12 December 2018 17:16 (UTC+04:00)
First shipment via Lapis Lazuli route to be launched soon

By Leman Mammadova

Afghanistan is preparing to export the first shipment of products through the Lapis Lazuli route (Afghanistan-Turkmenistan-Azerbaijan-Georgia-Turkey).

The train which will pass from Turan to Torghundi station, will further go through whole Turkmenistan to the Turkmenbashi International Sea Port. Then it will leave for Azerbaijan through the Caspian Sea.

According to the Afghan Ministry of Foreign Affairs, the first shipment will be realized on Thursday, December 13, 2018.

Afghan products will be sent to Turkey and then to European markets via Turkmenistan, Azerbaijan and Georgia.

Among the products to be exported in the first shipment are more than 175 tons of cotton, dried fruits and sesame, and 50 percent of transport costs will be provided by Afghanistan.

Officials of Afghan Chamber of Commerce and Industries have called on the government to take into account more opportunities for the business community to export their products via such routes.

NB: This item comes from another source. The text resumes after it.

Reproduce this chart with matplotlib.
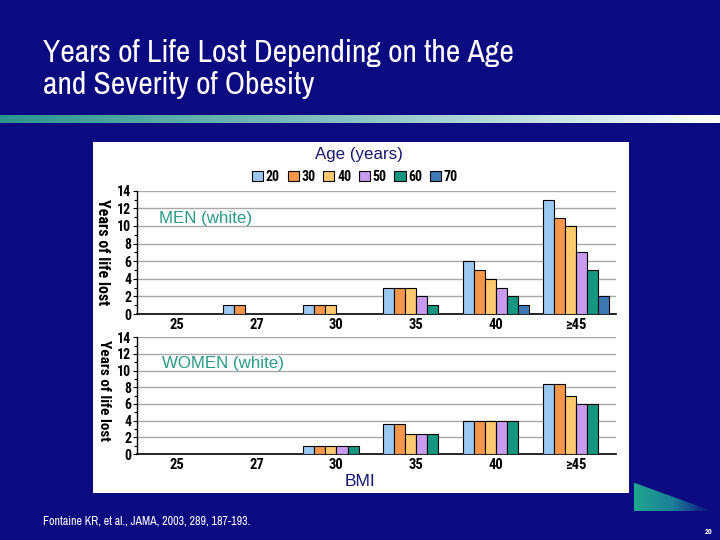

“This Thursday, the first export of our products to Turkey through the Lapis Lazuli corridor, will be carried out with the participation of high-level government officials and representatives from member countries,” said Hassan Soroosh, Acting Director General for Economic Cooperation of the Afghan Foreign Ministry.

The Lapis-Lazuli route will allow the participating countries to diversify their access to regional and continental markets. This, in turn, will lead to the economic development of the countries lying along this corridor. Azerbaijan, for inctance, will get huge benefits being a transit country.

Afghanistan, Turkey, Turkmenistan, Azerbaijan and Georgia signed an agreement on the creation of the Lapis Lazuli transport corridor set to connect five countries at the 7th Regional Economic Cooperation Conference on Afghanistan on November 15, 2017.

The trans-regional corridor will encompass mainly railways and highways, which will connect the city of Torghundi in the Afghan province of Herat with the port of Turkmenbashi on the shore of the Caspian Sea via Ashgabat.

From Turkmenbashi, goods will be able to travel further by ferry to Baku, where they would be placed on train cars and continue westward to Europe across the South Caucasus via the newly launched Baku-Tbilisi-Kars railway. Further, the corridor will pass through Tbilisi to Ankara with branches to Poti and Batumi, and, then, from Ankara to Istanbul.

Barriers to regional trade and transit and transaction costs will be reduced, in part, through a new Custom Integration Procedure and, between Afghanistan and Turkmenistan, a new Cross-Border Transport Agreement. Its projected impact is considerable not only because most of the needed infrastructure is already in place, but also because most of the investment required will focus on improving policy and governance.

The name ‘Lapis Lazuli’ is derived from the historic route that Afghanistan’s lapis lazuli and other semiprecious stones were exported along, over 2,000 years ago, to the Caucasus, Russia, the Balkans, Europe, and North Africa.